----- Entries provided

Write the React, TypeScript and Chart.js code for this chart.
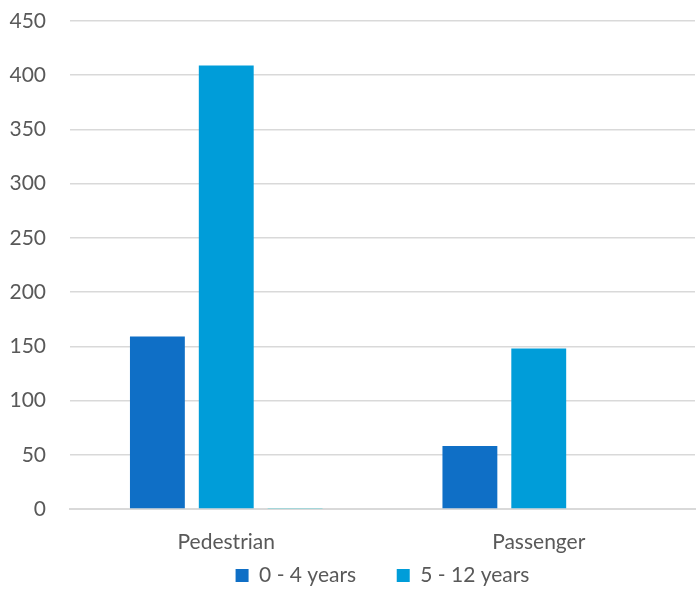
import React, { useEffect, useRef } from "react";
import { Chart, registerables } from "chart.js";

Chart.register(...registerables);

const categories = ["Pedestrian", "Passenger"];
const seriesNames = ["0 - 4 years", "5 - 12 years", "13+ years"];
const young = [159, 58];
const older = [409, 148];
const third = [1, 0];
const colors = ["#0F6FC6", "#009DD9", "#0BD0D9"];

export default function App() {
  const ref = useRef<HTMLCanvasElement>(null);
  useEffect(() => {
    const font = { family: "Lato, 'Open Sans', sans-serif", size: 21 };
    const chart = new Chart(ref.current!, {
      type: "bar",
      data: {
        labels: categories,
        datasets: [young, older, third].map((d, i) => ({
          label: seriesNames[i],
          data: d,
          backgroundColor: colors[i],
          borderWidth: 0,
          categoryPercentage: 0.661,
          barPercentage: 0.797,
        })),
      },
      options: {
        animation: false,
        responsive: false,
        layout: { padding: { top: 21, right: 5, left: 0, bottom: 0 } },
        plugins: {
          tooltip: { enabled: false },
          legend: {
            position: "bottom",
            fullSize: false,
            labels: {
              font,
              color: "#595959",
              boxWidth: 13,
              boxHeight: 13,
              padding: 3,
              generateLabels: (c: any) => {
                const items = Chart.defaults.plugins.legend.labels.generateLabels(c);
                return items
                  .filter((it: any) => it.datasetIndex < 2)
                  .map((it: any, i: number) => ({
                    ...it,
                    text: i === 0 ? it.text + "       " : it.text,
                  }));
              },
            },
          },
        },
        scales: {
          x: {
            grid: { display: false, drawTicks: false },
            border: { color: "#D9D9D9", width: 2 },
            ticks: { font, color: "#595959", padding: 21 },
            afterFit: (s: any) => {
              s.height = 53;
            },
          },
          y: {
            min: 0,
            max: 450,
            ticks: { stepSize: 50, font, color: "#595959", padding: 24 },
            grid: { color: "#D9D9D9", lineWidth: 1.5, drawTicks: false },
            border: { display: false },
            afterFit: (s: any) => {
              s.width = 70;
              s.paddingTop = 0;
              s.paddingBottom = 0;
            },
          },
        },
      },
    });
    return () => chart.destroy();
  }, []);
  return (
    <div style={{ position: "absolute", left: 0, top: 0, width: 700, height: 596, background: "#fff" }}>
      <canvas ref={ref} width={700} height={596} />
    </div>
  );
}
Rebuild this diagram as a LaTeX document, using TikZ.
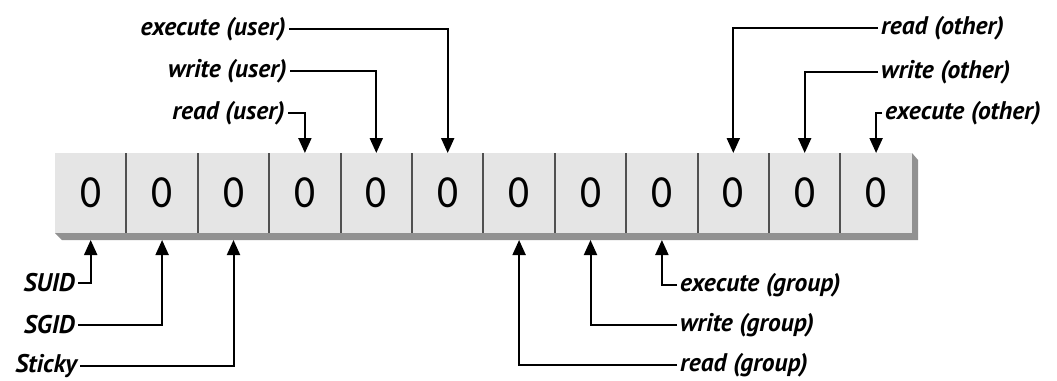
\documentclass[tikz,border=0pt]{standalone}
\usepackage{fontspec}
\setmainfont{PT Sans}
\newfontfamily\labfont{PT Sans}
\newfontfamily\digfont[FakeStretch=0.9]{Carlito}
\usetikzlibrary{arrows.meta}
\definecolor{cellgray}{RGB}{229,229,229}
\definecolor{shadowgray}{RGB}{145,145,145}
\definecolor{divgray}{RGB}{80,80,80}
\begin{document}
\begin{tikzpicture}[x=1pt,y=-1pt,
 cell/.style={minimum width=71.4pt,minimum height=80pt,inner sep=0pt,outer sep=0pt,fill=cellgray,font=\digfont\fontsize{46}{46}\selectfont},
 lab/.style={font=\labfont\bfseries\itshape\fontsize{25.5}{25.5}\selectfont,inner sep=3pt},
 divider/.style={draw=divgray,line width=2pt},
 arr/.style={line width=2pt,-{Triangle[width=13pt,length=15pt]}}]
\useasboundingbox (0,0) rectangle (1057,380);
\fill[shadowgray] (912,153) -- (918,160) -- (918,240) -- (62,240) -- (55,233) -- (912,233) -- cycle;
\foreach \i in {1,...,12} \node[cell] (c\i) at ({55+71.4*(\i-0.5)},193) {0};
\foreach \i in {1,...,11} \draw[divider] (c\i.north east) -- (c\i.south east);
% user
\node[lab,anchor=east] (xu) at (289,29) {execute (user)};
\node[lab,anchor=east] (wu) at (290,71) {write (user)};
\node[lab,anchor=east] (ru) at (288,113) {read (user)};
\draw[arr] (xu.east) -| (c6.north);
\draw[arr] (wu.east) -| (c5.north);
\draw[arr] (ru.east) -| (c4.north);
% other
\node[lab,anchor=west] (ro) at (878,28) {read (other)};
\node[lab,anchor=west] (wo) at (878,72) {write (other)};
\node[lab,anchor=west] (xo) at (882,113) {execute (other)};
\draw[arr] (ro.west) -| (c10.north);
\draw[arr] (wo.west) -| (c11.north);
\draw[arr] (xo.west) -| (c12.north);
% special
\node[lab,anchor=east] (suid) at (78,283) {SUID};
\node[lab,anchor=east] (sgid) at (78,325) {SGID};
\node[lab,anchor=east] (sticky) at (80,366) {Sticky};
\draw[arr] (suid.east) -| ([yshift=-7pt]c1.south);
\draw[arr] (sgid.east) -| ([yshift=-7pt]c2.south);
\draw[arr] (sticky.east) -| ([yshift=-7pt]c3.south);
% group
\node[lab,anchor=west] (xg) at (677,285) {execute (group)};
\node[lab,anchor=west] (wg) at (677,325) {write (group)};
\node[lab,anchor=west] (rg) at (677,365) {read (group)};
\draw[arr] (xg.west) -| ([yshift=-7pt]c9.south);
\draw[arr] (wg.west) -| ([yshift=-7pt]c8.south);
\draw[arr] (rg.west) -| ([yshift=-7pt]c7.south);
\end{tikzpicture}
\end{document}
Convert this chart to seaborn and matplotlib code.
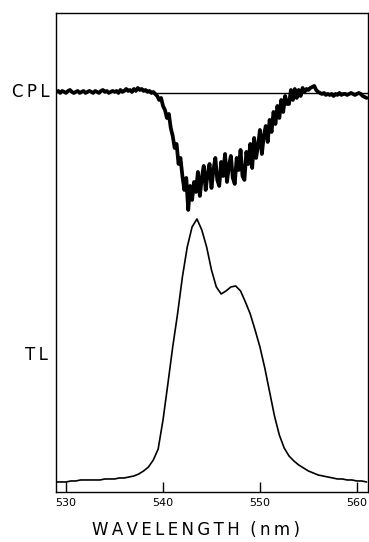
import numpy as np
import seaborn as sns
import matplotlib.pyplot as plt

# CPL trace, sampled every 0.2 nm from 529 to 561 nm (arb. units, 0 = zero line)
cpl = [
    0, 1, -1, 1, 0, -1, 1, 2, 0, -1,
    0, 1, -1, 0, 1, -1, 0, 1, 0, -1,
    1, 0, -1, 1, 2, 0, 1, -1, 0, 1,
    0, 1, -1, 2, 0, 1, 3, 1, 2, 0,
    3, 1, 4, 2, 3, 1, 2, 0, 1, -1,
    0, -2, -4, -8, -6, -14, -18, -26, -22, -36,
    -44, -56, -52, -72, -66, -84, -98, -86, -118, -94,
    -108, -90, -100, -80, -104, -86, -74, -98, -82, -72,
    -96, -78, -66, -88, -94, -70, -84, -62, -90, -74,
    -64, -86, -92, -66, -78, -58, -84, -88, -60, -72,
    -52, -76, -46, -66, -54, -38, -62, -44, -34, -50,
    -28, -40, -20, -32, -14, -26, -8, -20, -4, -12,
    -12, 2, -8, 3, -6, 2, -4, 4, 0, 3,
    2, 4, 5, 6, 2, 0, -1, -2, -1, -3,
    -2, -3, -2, -4, -2, -3, -1, -3, -2, -2,
    -3, -2, -1, -2, -3, -2, -1, -2, -4, -5,
    -6,
]

# total luminescence, sampled every 0.5 nm from 529 to 561 nm (arb. units)
tl = [
    10, 10, 10, 11, 11, 12, 12, 12, 12, 12,
    13, 13, 13, 14, 14, 15, 16, 18, 21, 25,
    32, 43, 72, 108, 145, 178, 215, 245, 265, 273,
    262, 245, 222, 205, 198, 201, 205, 206, 201, 190,
    178, 162, 145, 124, 100, 76, 57, 44, 36, 31,
    27, 24, 21, 19, 17, 16, 15, 14, 13, 13,
    12, 12, 11, 11, 10,
]

xticks = [530, 540, 550, 560]
cpl_zero = 400
cpl_line_start = 539.3

cpl_wl = np.linspace(529, 561, len(cpl))
tl_wl = np.linspace(529, 561, len(tl))

sns.set_style("white")
plt.rcParams['font.family'] = ['DejaVu Sans']
plt.rcParams['text.color'] = 'black'

fig = plt.figure(figsize=(3.69, 5.42), dpi=100)
ax = fig.add_axes([0.1518, 0.0923, 0.8455, 0.8838])

sns.lineplot(x=cpl_wl, y=np.array(cpl) + cpl_zero, ax=ax, color='black', lw=2.7)
ax.plot([cpl_line_start, 561.2], [cpl_zero - 1, cpl_zero - 1], color='black', lw=1.0)
sns.lineplot(x=tl_wl, y=tl, ax=ax, color='black', lw=1.2)

ax.set_xlim(528.96, 561.15)
ax.set_ylim(0, 479)
ax.set_yticks([])
ax.set_xticks(xticks)
ax.tick_params(axis='x', bottom=True, direction='in', length=7, width=1, pad=4,
               labelsize=8, colors='black')
for s in ax.spines.values():
    s.set_color('black')
    s.set_linewidth(1.0)

thin = '\u2009'
ax.set_xlabel(thin.join('WAVELENGTH') + '  ' + thin.join('(nm)'),
              fontsize=12, labelpad=10, color='black')
ax.xaxis.label.set_x(0.45)
ax.text(-0.02, cpl_zero, thin.join('CPL'), transform=ax.get_yaxis_transform(),
        ha='right', va='center', fontsize=12, color='black')
ax.text(-0.025, 492 - 355, thin.join('TL'), transform=ax.get_yaxis_transform(),
        ha='right', va='center', fontsize=12, color='black')

fig.savefig('out.png', dpi=100)
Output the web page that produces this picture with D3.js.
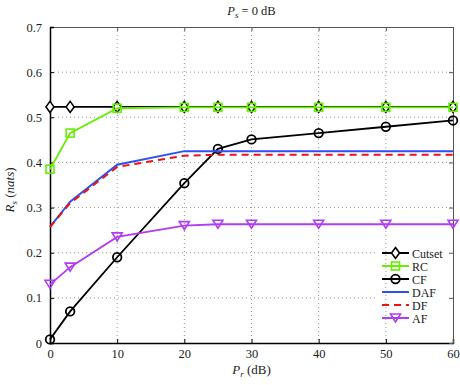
<!DOCTYPE html>
<html>
<head>
<meta charset="utf-8">
<script src="https://cdn.jsdelivr.net/npm/d3@7"></script>
<style>
body { margin: 0; background: #fff; }
text { font-family: "Liberation Serif", "DejaVu Serif", serif; fill: #222; }
</style>
</head>
<body>
<div id="wrapper"></div>
<script>
// chart values
const xValues = [0, 3, 10, 20, 25, 30, 40, 50, 60];
const cutset = [0.523, 0.523, 0.523, 0.523, 0.523, 0.523, 0.523, 0.523, 0.523];
const rc     = [0.385, 0.465, 0.520, 0.522, 0.522, 0.522, 0.522, 0.522, 0.522];
const cf     = [0.008, 0.070, 0.190, 0.354, 0.430, 0.451, 0.465, 0.479, 0.493];
const daf    = [0.257, 0.313, 0.395, 0.425, 0.425, 0.425, 0.425, 0.425, 0.425];
const df     = [0.257, 0.310, 0.390, 0.415, 0.417, 0.417, 0.417, 0.417, 0.417];
const af     = [0.130, 0.168, 0.235, 0.260, 0.263, 0.263, 0.263, 0.263, 0.263];
const xTicks = [0, 10, 20, 30, 40, 50, 60];
const yTicks = [0, 0.1, 0.2, 0.3, 0.4, 0.5, 0.6, 0.7];

const series = [
    {name: "Cutset", values: cutset, color: "#000", marker: "diamond", dash: null},
    {name: "RC", values: rc, color: "#66f000", marker: "square", dash: null},
    {name: "CF", values: cf, color: "#000", marker: "circle", dash: null},
    {name: "DAF", values: daf, color: "#2f4ff5", marker: null, dash: null},
    {name: "DF", values: df, color: "#ee1111", marker: null, dash: "7,5"},
    {name: "AF", values: af, color: "#b03cf5", marker: "triangle", dash: null}
];

const dim = {width: 460, height: 385, margin: {top: 27, right: 7, bottom: 42, left: 50}};
dim.w = dim.width - dim.margin.left - dim.margin.right;
dim.h = dim.height - dim.margin.top - dim.margin.bottom;

const svg = d3.select("#wrapper").append("svg")
    .attr("width", dim.width)
    .attr("height", dim.height);

const g = svg.append("g")
    .attr("transform", `translate(${dim.margin.left},${dim.margin.top})`);

const x = d3.scaleLinear().domain([0, 60]).range([0, dim.w]);
const y = d3.scaleLinear().domain([0, 0.7]).range([dim.h, 0]);

// horizontal grid
g.append("g").selectAll("line").data(yTicks.slice(1, -1)).enter().append("line")
    .attr("x1", 0).attr("x2", dim.w)
    .attr("y1", d => y(d)).attr("y2", d => y(d))
    .attr("stroke", "#999").attr("stroke-width", 1).attr("stroke-dasharray", "1,3");

// legend background (hides horizontal grid)
const leg = {x: 328, y: 218, w: 75, h: 80};
g.append("rect")
    .attr("x", leg.x).attr("y", leg.y).attr("width", leg.w).attr("height", leg.h)
    .attr("fill", "#fff");

// vertical grid
g.append("g").selectAll("line").data(xTicks.slice(1, -1)).enter().append("line")
    .attr("y1", 0).attr("y2", dim.h)
    .attr("x1", d => x(d)).attr("x2", d => x(d))
    .attr("stroke", "#999").attr("stroke-width", 1).attr("stroke-dasharray", "1,3");

// axes
const xAxis = g.append("g").attr("transform", `translate(0,${dim.h})`)
    .call(d3.axisBottom(x).tickValues(xTicks).tickSize(-4).tickPadding(6));
const xTop = g.append("g")
    .call(d3.axisTop(x).tickValues(xTicks).tickSize(-4).tickFormat(""));
const yAxis = g.append("g")
    .call(d3.axisLeft(y).tickValues(yTicks).tickSize(-4).tickPadding(8)
        .tickFormat(d => d === 0 ? "0" : d3.format(".1f")(d)));
const yRight = g.append("g").attr("transform", `translate(${dim.w},0)`)
    .call(d3.axisRight(y).tickValues(yTicks).tickSize(-4).tickFormat(""));

[xAxis, yAxis].forEach(a => {
    a.select(".domain").attr("stroke", "#000").attr("stroke-width", 1.5);
    a.selectAll(".tick line").attr("stroke", "#000");
    a.selectAll("text").style("font-size", "12.5px").attr("fill", "#222");
});
[xTop, yRight].forEach(a => {
    a.select(".domain").attr("stroke", "#555").attr("stroke-width", 1);
    a.selectAll(".tick line").attr("stroke", "#555");
});

// marker drawing
function drawMarker(sel, type, color) {
    if (type === "diamond") {
        sel.append("path").attr("d", "M0,-5.5L4,0L0,5.5L-4,0Z")
            .attr("fill", "#fff").attr("stroke", color).attr("stroke-width", 1.6);
    } else if (type === "square") {
        sel.append("rect").attr("x", -4).attr("y", -4).attr("width", 8).attr("height", 8)
            .attr("fill", "none").attr("stroke", color).attr("stroke-width", 1.6);
    } else if (type === "circle") {
        sel.append("circle").attr("r", 4.3)
            .attr("fill", "none").attr("stroke", color).attr("stroke-width", 1.8);
    } else if (type === "triangle") {
        sel.append("path").attr("d", "M-5,-4L5,-4L0,4Z")
            .attr("fill", "none").attr("stroke", color).attr("stroke-width", 1.6);
    }
}

const line = d3.line().x(d => x(d[0])).y(d => y(d[1]));

series.forEach(s => {
    const pts = xValues.map((v, i) => [v, s.values[i]]);
    g.append("path")
        .datum(pts)
        .attr("d", line)
        .attr("fill", "none")
        .attr("stroke", s.color)
        .attr("stroke-width", s.name === "DF" || s.name === "DAF" ? 2 : 1.8)
        .attr("stroke-dasharray", s.dash);
    if (s.marker) {
        g.append("g").selectAll("g").data(pts).enter().append("g")
            .attr("transform", d => `translate(${x(d[0])},${y(d[1])})`)
            .each(function() { drawMarker(d3.select(this), s.marker, s.color); });
    }
});

// legend
const legend = g.append("g").attr("transform", `translate(${leg.x},${leg.y})`);
series.forEach((s, i) => {
    const row = legend.append("g").attr("transform", `translate(0,${8 + i * 13})`);
    row.append("line")
        .attr("x1", 4).attr("x2", 31).attr("y1", 0).attr("y2", 0)
        .attr("stroke", s.color).attr("stroke-width", 2)
        .attr("stroke-dasharray", s.dash);
    if (s.marker) {
        const m = row.append("g").attr("transform", "translate(17.5,0)");
        drawMarker(m, s.marker, s.color);
    }
    row.append("text").attr("x", 34).attr("y", 4.5)
        .style("font-size", "12px").text(s.name);
});

// title
const title = svg.append("text")
    .attr("x", dim.margin.left + dim.w / 2).attr("y", 15)
    .attr("text-anchor", "middle").style("font-size", "12.5px");
title.append("tspan").style("font-style", "italic").text("P");
title.append("tspan").attr("dy", 3).style("font-size", "9px").style("font-style", "italic").text("s");
title.append("tspan").attr("dy", -3).text(" = 0 dB");

// x label
const xl = svg.append("text")
    .attr("x", dim.margin.left + dim.w / 2).attr("y", 374)
    .attr("text-anchor", "middle").style("font-size", "13px");
xl.append("tspan").style("font-style", "italic").text("P");
xl.append("tspan").attr("dy", 3).style("font-size", "9px").style("font-style", "italic").text("r");
xl.append("tspan").attr("dy", -3).text(" (dB)");

// y label
const yl = svg.append("text")
    .attr("transform", `translate(14,${dim.margin.top + dim.h / 2 + 5}) rotate(-90)`)
    .attr("text-anchor", "middle").style("font-size", "13px");
yl.append("tspan").style("font-style", "italic").text("R");
yl.append("tspan").attr("dy", 3).style("font-size", "9px").style("font-style", "italic").text("s");
yl.append("tspan").attr("dy", -3).text(" (");
yl.append("tspan").style("font-style", "italic").text("nats");
yl.append("tspan").text(")");
</script>
</body>
</html>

----------

Your task:
Find the word "matplotlib" in the data and copy out each line where it turns up.

Written solution:
Convert this chart to seaborn and matplotlib code.
import matplotlib.pyplot as plt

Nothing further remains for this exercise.